Les méandres de l’internet me font découvrir un blog intéressant intitulé This side of Japan dédié à la musique japonaise dans une variété de genres allant du rap au rock indépendant, en faisant quelques écarts vers des horizons plutôt pop. Ce blog écrit par Ryo Miyauchi en anglais est tout jeune car il a démarré le 31 décembre 2019. Il ne comprend que quelques billets pour l’instant mais son dernier billet évoquant un certain nombre de jeunes groupes japonais de rock indé m’a tout de suite intrigué. La sélection est très intéressante dans son ensemble et la plupart des groupes me sont inconnus. Je noterais particulièrement deux morceaux que j’aime beaucoup pour leur énergie. Sur le morceau Goodbye Train グッバイトレイン du groupe Ryukku to soine gohan リュックと添い寝ごはん, on est tout de suite happé par l’énergie adolescente qui s’en dégage. J’aime de temps en temps ces petits instants musicaux plein d’insouciance, comme semblent l’être les trois membres du groupe en voyage sur les plages du Shōnan devant la presqu’île d’Enoshima et à quelques pas de la ligne de train Enoden. L’ambiance de cette vidéo a certainement dû jouer sur mon appréciation générale du morceau et m’a poussé à l’écouter plusieurs fois. Il s’agit de rock indé avec des accents pop que je trouve assez typiques des groupes rock Japonais, mais l’impulsion que donne le groupe sur ce morceau est communicative en plus d’être bien exécutée musicalement. Il s’agit d’un tout jeune trio dont les membres ont entre 18 et 19 ans, et qui a donc l’avenir devant lui. L’autre morceau de rock indé que je découvre s’intitule Aoi Zanzou アオイ残像 par la compositrice et interprète originaire de Kagoshima, Namida Ai なみだ藍. Ce morceau démarre également au quart de tour sur un riff de guitare que je trouve là encore assez typique de ce que le rock indé japonais peut créer.
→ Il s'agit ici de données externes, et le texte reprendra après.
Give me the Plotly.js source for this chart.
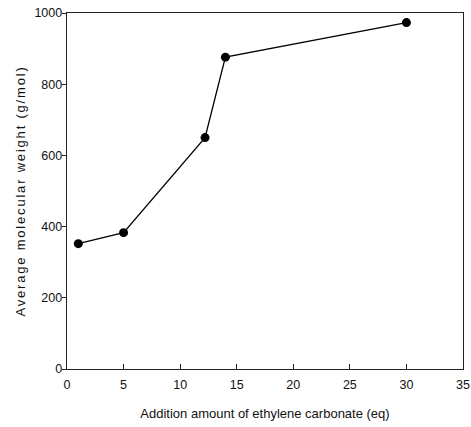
<!DOCTYPE html>
<html>
<head>
<meta charset="utf-8">
<script src="https://cdn.plot.ly/plotly-3.0.1.min.js"></script>
<style>html,body{margin:0;padding:0;background:#fff;}#chart{width:471px;height:427px;}</style>
</head>
<body>
<div id="chart"></div>
<script>
const ecAmount = [1, 5, 12.2, 14, 30];
const molWeight = [352, 383, 650, 876, 973];
const xTicks = [0, 5, 10, 15, 20, 25, 30, 35];
const yTicks = [0, 200, 400, 600, 800, 1000];
const xTitle = 'Addition amount of ethylene carbonate (eq)';
const yTitle = 'Average molecular weight (g/mol)';

const fontFam = '"Liberation Sans", Arial, sans-serif';

Plotly.newPlot('chart', [{
  x: ecAmount, y: molWeight, type: 'scatter', mode: 'lines+markers',
  line: {color: '#000', width: 1.3},
  marker: {color: '#000', size: 9}
}], {
  width: 471, height: 427,
  margin: {l: 67, r: 8, t: 13, b: 58},
  paper_bgcolor: '#fff', plot_bgcolor: '#fff',
  showlegend: false,
  font: {family: fontFam, color: '#111', size: 13},
  xaxis: {
    range: [0, 35], tickvals: xTicks, ticktext: xTicks.map(String),
    showgrid: false, zeroline: false, showline: true, mirror: true,
    linecolor: '#222', linewidth: 1.3,
    ticks: 'inside', ticklen: 5, tickcolor: '#222',
    ticklabelstandoff: 4,
    tickfont: {size: 12.5, family: fontFam},
    title: {text: xTitle, font: {size: 13, family: fontFam}, standoff: 17}
  },
  yaxis: {
    range: [0, 1000], tickvals: yTicks, ticktext: yTicks.map(String),
    showgrid: false, zeroline: false, showline: true, mirror: true,
    linecolor: '#222', linewidth: 1.3,
    ticks: 'outside', ticklen: 4, tickcolor: '#222',
    ticklabelstandoff: -3,
    tickfont: {size: 12.5, family: fontFam},
    title: {text: yTitle, font: {size: 13, family: fontFam}, standoff: 5}
  }
}, {displayModeBar: false, staticPlot: true}).then(function (gd) {
  var t = gd.querySelector('.ytitle');
  if (t) { t.style.letterSpacing = '1.8px'; }
});
</script>
</body>
</html>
Le morceau nous emmène sans faiblir et on se laisse facilement accroché par le rythme qu’il nous impose et par cette voix voilée un peu particulière et légèrement imparfaite par instants. Il s’agit du premier morceau de son premier album Taiyou Korosu Umbrella (太陽殺すアンブレラ), le parapluie qui tue le soleil, sorti en Avril 2020. J’écoute beaucoup ces deux morceaux qui m’apportent un peu de soleil en cette saison des pluies.